I must be watching between 100 and 200 movies a year, for this blog. It's both a good and a bad thing, because I discover all sorts of hidden gem on this pilgrimage, but I also lose patience for bullshit movies a lot quicker. Tired patterns, hollow writing, unoriginal gimmicks, it becomes much more obvious once you're given a wide range of comparison. It's not hard to make a decent movie. THE LAST STAND is basically a two hours long joke/tribute to Arnold Schwarzenegger and his legacy of on-screen ultraviolence. It's not a very smart movie, it doesn't even try to be, but it's righteous nonetheless because it knows what it's trying to be and it's only trying to be awesome.

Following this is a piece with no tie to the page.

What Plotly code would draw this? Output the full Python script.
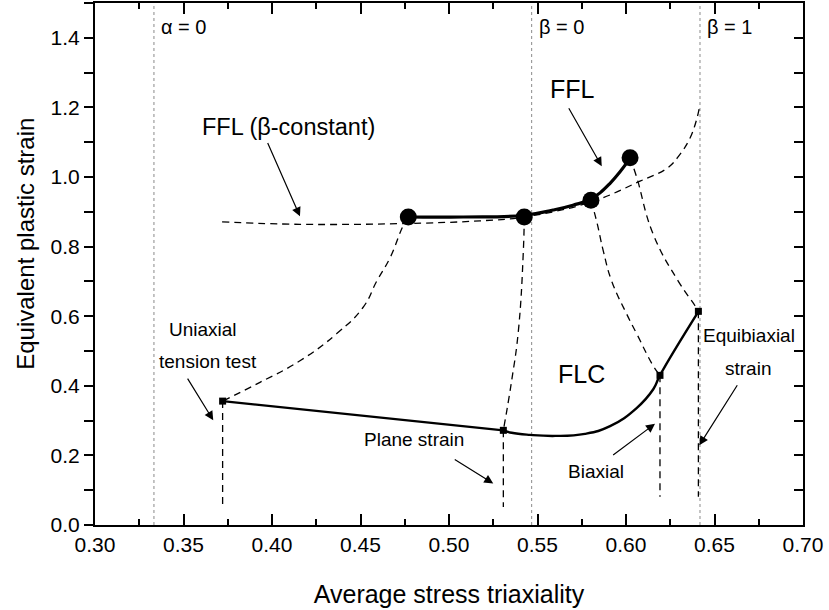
import plotly.graph_objects as go

# ---------------- data ----------------
# FFL (solid thick line with big dots)
ffl_curve_x = [0.477, 0.508, 0.5425, 0.5588, 0.570, 0.5802, 0.591, 0.6023]
ffl_curve_y = [0.885, 0.885, 0.890, 0.905, 0.919, 0.937, 0.982, 1.054]
ffl_dots_x = [0.477, 0.5425, 0.5802, 0.6023]
ffl_dots_y = [0.885, 0.885, 0.933, 1.055]

# FFL (beta-constant), dashed
bconst_x = [0.3718, 0.4158, 0.4723, 0.5175, 0.5424, 0.5802, 0.6079, 0.6232, 0.6305, 0.6362, 0.6401, 0.6418]
bconst_y = [0.871, 0.864, 0.866, 0.874, 0.885, 0.928, 0.988, 1.025, 1.065, 1.112, 1.169, 1.209]

# FLC (solid line with small squares)
flc_pts_x = [0.3721, 0.5307, 0.6192, 0.6409]
flc_pts_y = [0.356, 0.272, 0.430, 0.614]
flc_curve_x = [0.5307, 0.5354, 0.5458, 0.5600, 0.5768, 0.5910, 0.6060, 0.6154, 0.6192, 0.6409]
flc_curve_y = [0.272, 0.265, 0.259, 0.256, 0.262, 0.284, 0.336, 0.390, 0.430, 0.613]
drop_end_y = [0.052, 0.052, 0.081, 0.081]

# dashed strain paths linking FFL and FLC points
path1_x = [0.477, 0.4740, 0.4667, 0.4592, 0.4514, 0.4366, 0.4158, 0.3932, 0.3721]
path1_y = [0.885, 0.859, 0.768, 0.701, 0.625, 0.550, 0.472, 0.410, 0.356]
path2_x = [0.5425, 0.5420, 0.5392, 0.5354, 0.5307]
path2_y = [0.885, 0.787, 0.558, 0.415, 0.272]
path3_x = [0.5802, 0.5834, 0.5872, 0.5919, 0.6004, 0.6060, 0.6153, 0.6192]
path3_y = [0.933, 0.873, 0.787, 0.701, 0.606, 0.550, 0.458, 0.430]
path4_x = [0.6023, 0.6060, 0.6154, 0.6295, 0.6390, 0.6409]
path4_y = [1.055, 1.000, 0.835, 0.701, 0.630, 0.614]

# reference vertical lines
ref_x = [0.3333, 0.5467, 0.6418]
ref_labels = ["\u03b1 = 0", "\u03b2 = 0", "\u03b2 = 1"]

x_range = [0.30, 0.70]
y_range = [0.0, 1.5]
x_ticks = [0.30, 0.35, 0.40, 0.45, 0.50, 0.55, 0.60, 0.65, 0.70]
y_ticks = [0.0, 0.2, 0.4, 0.6, 0.8, 1.0, 1.2, 1.4]

FONT = "Liberation Sans, Arial, sans-serif"

fig = go.Figure()

# dotted reference lines
for xv in ref_x:
    fig.add_trace(go.Scatter(x=[xv, xv], y=y_range, mode="lines",
                             line=dict(color="#8a8a8a", width=1, dash="dot"),
                             showlegend=False, hoverinfo="skip"))

dash_style = dict(color="black", width=1.3, dash="7px,5px")

# beta-constant FFL
fig.add_trace(go.Scatter(x=bconst_x, y=bconst_y, mode="lines",
                         line=dict(shape="spline", smoothing=1.1, **dash_style),
                         showlegend=False))

# strain paths
for px, py in [(path1_x, path1_y), (path2_x, path2_y), (path3_x, path3_y), (path4_x, path4_y)]:
    fig.add_trace(go.Scatter(x=px, y=py, mode="lines",
                             line=dict(shape="spline", smoothing=1.3, **dash_style),
                             showlegend=False))

# vertical drops from FLC points
for xv, yv, ye in zip(flc_pts_x, flc_pts_y, drop_end_y):
    fig.add_trace(go.Scatter(x=[xv, xv], y=[yv, ye], mode="lines",
                             line=dict(color="black", width=1.3, dash="7px,5px"),
                             showlegend=False))

# FLC solid
fig.add_trace(go.Scatter(x=flc_pts_x[:2], y=flc_pts_y[:2], mode="lines",
                         line=dict(color="black", width=2.4), showlegend=False))
fig.add_trace(go.Scatter(x=flc_curve_x, y=flc_curve_y, mode="lines",
                         line=dict(color="black", width=2.4, shape="spline", smoothing=1.3),
                         showlegend=False))
fig.add_trace(go.Scatter(x=flc_pts_x, y=flc_pts_y, mode="markers",
                         marker=dict(symbol="square", size=7, color="black"),
                         showlegend=False))

# FFL solid
fig.add_trace(go.Scatter(x=ffl_curve_x, y=ffl_curve_y, mode="lines",
                         line=dict(color="black", width=3.2, shape="spline", smoothing=1.3),
                         showlegend=False))
fig.add_trace(go.Scatter(x=ffl_dots_x, y=ffl_dots_y, mode="markers",
                         marker=dict(symbol="circle", size=17, color="black"),
                         showlegend=False))

# invisible trace on the right-hand y axis for inside ticks
fig.add_trace(go.Scatter(x=[x_range[0]], y=[y_range[0]], yaxis="y2", mode="markers",
                         marker=dict(opacity=0), showlegend=False, hoverinfo="skip"))

annotations = []
def label(x, y, text, size):
    annotations.append(dict(x=x, y=y, xref="x", yref="y", text=text, showarrow=False,
                            font=dict(size=size, color="black", family=FONT)))

def arrow(x, y, ax, ay):
    annotations.append(dict(x=x, y=y, ax=ax, ay=ay, xref="x", yref="y", axref="x", ayref="y",
                            text="", showarrow=True, arrowhead=2, arrowsize=1.5,
                            arrowwidth=1.2, arrowcolor="black", standoff=0, startstandoff=0))

for xv, t in zip(ref_x, ref_labels):
    label(xv + 0.0168, 1.43, t, 20)

label(0.5695, 1.254, "FFL", 25)
arrow(0.5863, 1.031, 0.5672, 1.202)
label(0.4096, 1.145, "FFL (\u03b2-constant)", 23.5)
arrow(0.4158, 0.887, 0.3972, 1.102)
label(0.5746, 0.435, "FLC", 25)
label(0.3610, 0.561, "Uniaxial", 19)
label(0.3641, 0.470, "tension test", 19)
arrow(0.3668, 0.301, 0.3518, 0.425)
label(0.4802, 0.245, "Plane strain", 19)
arrow(0.5250, 0.119, 0.5024, 0.191)
label(0.5833, 0.153, "Biaxial", 19)
arrow(0.6164, 0.291, 0.5919, 0.198)
label(0.6695, 0.544, "Equibiaxial", 19)
label(0.6691, 0.451, "strain", 19)
arrow(0.6414, 0.229, 0.6634, 0.406)

# y axis title as annotation
annotations.append(dict(x=-0.098, y=0.538, xref="paper", yref="paper", xanchor="center", yanchor="middle",
                        text="Equivalent plastic strain",
                        textangle=-90, showarrow=False, font=dict(size=24, color="black", family=FONT)))

fig.update_layout(
    width=829, height=610,
    margin=dict(l=95, r=26, t=1, b=85),
    paper_bgcolor="white", plot_bgcolor="white",
    font=dict(family=FONT, color="black"),
    showlegend=False,
    annotations=annotations,
    xaxis=dict(range=x_range, tickvals=x_ticks, ticktext=[f"{v:.2f}" for v in x_ticks],
               ticks="inside", ticklen=11, tickwidth=1.5, tickcolor="black",
               minor=dict(ticks="inside", ticklen=6, tickwidth=1.5, tickcolor="black", dtick=0.025),
               showline=True, linecolor="black", linewidth=2, mirror="ticks",
               showgrid=False, zeroline=False, tickfont=dict(size=21),
               title=dict(text="Average stress triaxiality", font=dict(size=25), standoff=30)),
    yaxis=dict(range=y_range, tickvals=y_ticks, ticktext=[f"{v:.1f}" for v in y_ticks],
               ticks="outside", ticklen=9, tickwidth=1.5, tickcolor="black",
               minor=dict(ticks="outside", ticklen=9, tickwidth=1.5, tickcolor="black", dtick=0.1),
               showline=True, linecolor="black", linewidth=2, mirror=True,
               showgrid=False, zeroline=False, tickfont=dict(size=21)),
    yaxis2=dict(range=y_range, overlaying="y", side="right", dtick=0.1, tick0=0,
                ticks="inside", ticklen=9, tickwidth=1.5, tickcolor="black",
                showticklabels=False, showgrid=False, zeroline=False, showline=False),
)

fig.write_html("out.html")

Ray Owens (Arnie) is the sheriff of the small border town of Summer Junction, Arizona and arguably the only competent lawman in town. He's been trying to take it easy to his day off, but a series of strange occurrences have been keeping him busy: shady strangers at the local diner, the violent death of a local hermit (the amazing Harry Dean Stanton) and a phone call from some random FBI big shot (Forest Whitaker) telling him a cartel boss on the loose (quintessential Hispanic cinema villain Eduardo Noriega) will probably try to cross HIS town on his way back to Mexico later that day. Well, it's not going to happen on his watch. It doesn't matter if he's ill-equipped and understaffed to face death and destruction, it's not happening on his goddamn watch.

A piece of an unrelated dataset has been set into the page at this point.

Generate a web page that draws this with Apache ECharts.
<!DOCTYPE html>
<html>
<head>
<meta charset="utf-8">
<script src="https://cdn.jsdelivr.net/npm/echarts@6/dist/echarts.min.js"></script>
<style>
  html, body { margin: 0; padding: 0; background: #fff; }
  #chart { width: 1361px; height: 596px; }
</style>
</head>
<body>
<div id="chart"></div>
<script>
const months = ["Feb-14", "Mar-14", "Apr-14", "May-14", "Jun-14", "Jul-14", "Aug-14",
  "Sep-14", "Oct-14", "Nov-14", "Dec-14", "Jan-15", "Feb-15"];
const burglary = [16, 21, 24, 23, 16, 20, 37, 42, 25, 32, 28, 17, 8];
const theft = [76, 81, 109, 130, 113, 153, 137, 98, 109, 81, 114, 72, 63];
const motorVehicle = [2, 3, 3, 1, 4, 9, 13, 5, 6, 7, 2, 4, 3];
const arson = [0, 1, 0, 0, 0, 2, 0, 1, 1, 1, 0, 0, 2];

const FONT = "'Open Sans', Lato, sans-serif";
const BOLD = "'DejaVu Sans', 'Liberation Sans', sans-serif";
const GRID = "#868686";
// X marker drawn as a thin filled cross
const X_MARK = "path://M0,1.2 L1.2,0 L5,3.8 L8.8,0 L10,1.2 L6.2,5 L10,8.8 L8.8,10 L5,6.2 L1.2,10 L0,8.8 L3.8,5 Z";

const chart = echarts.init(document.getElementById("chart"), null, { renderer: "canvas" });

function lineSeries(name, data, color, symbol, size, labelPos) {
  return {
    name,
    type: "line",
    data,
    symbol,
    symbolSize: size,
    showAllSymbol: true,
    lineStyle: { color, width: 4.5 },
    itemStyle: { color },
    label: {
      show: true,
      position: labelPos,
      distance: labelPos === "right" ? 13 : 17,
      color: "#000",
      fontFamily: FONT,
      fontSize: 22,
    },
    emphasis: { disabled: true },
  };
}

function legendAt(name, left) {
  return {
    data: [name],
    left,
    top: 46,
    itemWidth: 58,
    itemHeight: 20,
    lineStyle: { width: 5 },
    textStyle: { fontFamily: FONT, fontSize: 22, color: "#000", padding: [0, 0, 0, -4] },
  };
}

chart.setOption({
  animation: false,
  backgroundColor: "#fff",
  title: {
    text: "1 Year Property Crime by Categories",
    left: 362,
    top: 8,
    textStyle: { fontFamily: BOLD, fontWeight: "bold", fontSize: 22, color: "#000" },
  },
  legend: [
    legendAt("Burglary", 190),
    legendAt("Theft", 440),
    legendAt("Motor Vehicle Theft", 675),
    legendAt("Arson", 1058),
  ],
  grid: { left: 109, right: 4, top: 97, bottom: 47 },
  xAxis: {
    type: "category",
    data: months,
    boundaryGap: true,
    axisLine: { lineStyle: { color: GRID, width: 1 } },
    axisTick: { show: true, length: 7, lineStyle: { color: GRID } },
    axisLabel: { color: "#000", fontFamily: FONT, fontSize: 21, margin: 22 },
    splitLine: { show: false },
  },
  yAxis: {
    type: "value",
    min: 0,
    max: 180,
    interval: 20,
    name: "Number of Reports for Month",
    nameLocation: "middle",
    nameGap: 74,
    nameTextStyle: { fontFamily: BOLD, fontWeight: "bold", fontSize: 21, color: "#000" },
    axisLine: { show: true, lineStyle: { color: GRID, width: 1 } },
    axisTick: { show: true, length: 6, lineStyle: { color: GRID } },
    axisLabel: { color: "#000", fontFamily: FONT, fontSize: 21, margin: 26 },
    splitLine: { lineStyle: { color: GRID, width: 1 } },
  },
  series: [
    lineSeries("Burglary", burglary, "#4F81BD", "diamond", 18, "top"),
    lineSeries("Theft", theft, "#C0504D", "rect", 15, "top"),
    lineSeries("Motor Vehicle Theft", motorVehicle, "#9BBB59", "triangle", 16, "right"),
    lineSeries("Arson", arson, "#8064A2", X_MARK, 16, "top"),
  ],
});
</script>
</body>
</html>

THE LAST STAND is not a particularly well-crafted movie. Sometimes, it feels like it doesn't even try to create compelling scenes or tell a story worthy of your attention for two hours. There's this scene where Zach Gilford and Jaimie Alexander are facing an army of trained, well-equipped killers alone, with their service weapons only. It's a bad scene meant to make the nameless bad guys feel invincible. The villain squad (lead by other quintessential villain Peter Stormare) are unexplainably geared up to overthrow a government. At one point, they decide to kill the lights and turn on their night vision goggles in order to face two terrified small town deputies. Same goes for Eduardo Noriega's character, who's more of a guy riding a collection car for two hours than a compelling bad guy.

All these years later, he still doesn't give a fuck.

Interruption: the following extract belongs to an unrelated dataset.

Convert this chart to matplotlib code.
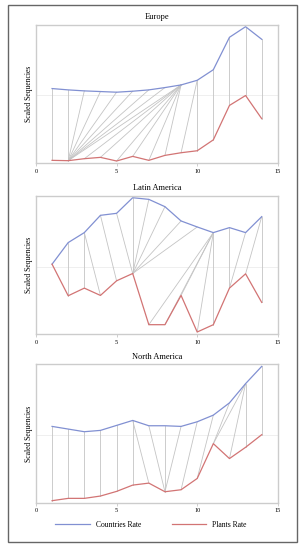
import matplotlib
matplotlib.use('Agg')
from matplotlib import pyplot as plt
from matplotlib.patches import Rectangle

plt.rcParams['font.family'] = ['Liberation Serif', 'DejaVu Serif']

x = [1, 2, 3, 4, 5, 6, 7, 8, 9, 10, 11, 12, 13, 14]

regions = ['Europe', 'Latin America', 'North America']

countries_europe = [0.20, 0.16, 0.13, 0.11, 0.09, 0.12, 0.16, 0.23, 0.31, 0.45, 0.77, 1.75, 2.07, 1.69]
plants_europe = [-1.97, -1.98, -1.92, -1.88, -1.99, -1.85, -1.97, -1.82, -1.74, -1.68, -1.35, -0.31, -0.01, -0.71]
path_europe = [(1, 1), (2, 2), (3, 2), (4, 2), (5, 2), (6, 2), (7, 2), (8, 2), (9, 2), (9, 3), (9, 4),
               (9, 5), (9, 6), (9, 7), (9, 8), (10, 9), (10, 10), (11, 11), (12, 12), (13, 13), (14, 14)]

countries_latin = [0.07, 0.72, 1.02, 1.54, 1.60, 2.07, 2.02, 1.80, 1.37, 1.19, 1.02, 1.17, 1.02, 1.50]
plants_latin = [0.07, -0.88, -0.65, -0.87, -0.43, -0.21, -1.75, -1.75, -0.87, -1.97, -1.75, -0.65, -0.22, -1.08]
path_latin = [(1, 1), (2, 2), (3, 3), (3, 4), (4, 5), (5, 6), (6, 6), (7, 6), (8, 6), (9, 6), (10, 6),
              (11, 7), (11, 8), (11, 9), (11, 10), (11, 11), (12, 12), (13, 12), (14, 13), (14, 14)]

countries_north = [0.26, 0.18, 0.10, 0.14, 0.29, 0.44, 0.28, 0.28, 0.26, 0.40, 0.60, 0.97, 1.55, 2.07]
plants_north = [-1.98, -1.91, -1.91, -1.84, -1.70, -1.51, -1.45, -1.71, -1.65, -1.31, -0.26, -0.71, -0.37, 0.01]
path_north = [(1, 1), (2, 2), (3, 3), (4, 4), (5, 5), (6, 6), (6, 7), (7, 8), (8, 8), (9, 8), (10, 9),
              (11, 10), (12, 11), (13, 11), (13, 12), (13, 13), (14, 14)]

countries = [countries_europe, countries_latin, countries_north]
plants = [plants_europe, plants_latin, plants_north]
paths = [path_europe, path_latin, path_north]

blue = '#8190d2'
red = '#d27474'
grey = '#c4c4c4'

fig = plt.figure(figsize=(3.02, 5.5), dpi=100)
fig.patches.append(Rectangle((8 / 302, 1 - 542 / 550), 289 / 302, 537 / 550, transform=fig.transFigure,
                             fill=False, edgecolor='#666666', linewidth=1.0))

bottoms = [0.7036, 0.3927, 0.086]
for k in range(3):
    ax = fig.add_axes([0.119, bottoms[k], 0.801, 0.2515])
    ax.axhline(0, color='#ececec', linewidth=0.6, zorder=0)
    for i, j in paths[k]:
        ax.plot([x[i - 1], x[j - 1]], [countries[k][i - 1], plants[k][j - 1]],
                color=grey, linewidth=0.6, zorder=1)
    l1, = ax.plot(x, countries[k], color=blue, linewidth=0.9, zorder=2, label='Countries Rate')
    l2, = ax.plot(x, plants[k], color=red, linewidth=0.9, zorder=2, label='Plants Rate')
    ax.set_xlim(0, 15)
    ax.margins(y=0.015)
    ax.set_xticks([0, 5, 10, 15])
    ax.set_yticks([])
    ax.tick_params(axis='x', labelsize=4.5, length=2, width=0.5, color='#bbbbbb', pad=2)
    for s in ax.spines.values():
        s.set_color('#cccccc')
        s.set_linewidth(1.0)
    ax.set_title(regions[k], fontsize=6, pad=4)
    ax.set_ylabel('Scaled Sequencies', fontsize=5.5, labelpad=2)

fig.legend([l1, l2], ['Countries Rate', 'Plants Rate'], loc='center', ncol=2,
           bbox_to_anchor=(0.5, 1 - 525 / 550), frameon=False, fontsize=5.5,
           handlelength=4.5, columnspacing=4, handletextpad=0.8)

fig.savefig('out.png', dpi=100)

The obvious and sometimes painful flaws of THE LAST STAND ultimately don't matter because Arnie's in it and when he takes the screen to dish out punishment and justice, he makes all your woes go away. This is how THE LAST STAND comes off as self-aware genius: Everything in that movie is an excuse for Arnie to fuck shit up and fuck shit up he does. Does anybody know if the guy designs his own on-screen kills? Because they are absolutely gruesome and fantastic. My two favourites would be running guys over with his Jeep while shooting others from the window with his shotgun and shooting some poor fool in the face WHILE falling down from the roof of a building. Nobody can do what Arnie does in movies, anymore. He has this kinetic gracefulness about inflicting death to anonymous, yet deserving bad guys that would make me watch just about anything he does.

So, was THE LAST STAND a poorly crafted movie saved by an iconic action movie star, or was it an elaborate love letter to Arnold Schwarzenegger's uncanny talents for violence and destruction? I have no idea, but I prefer to this it's the latter. THE LAST STAND cannot avoid its destiny of being filed as another triumph for Arnie. It doesn't have a strong identity, it's another one of these movies that use the Mexican cartels as a placeholder for evil, not even bothering to craft interesting characters because it takes for granted that the viewer understands why the cartels are evil in the first place. Arnie's what THE LAST STAND does best, and fortunately enough for the viewer, he has a VERY large place in the storyline (him and his creative kills both). In the end, it's simple: just watch it for Arnie, guys. He will make it all OK.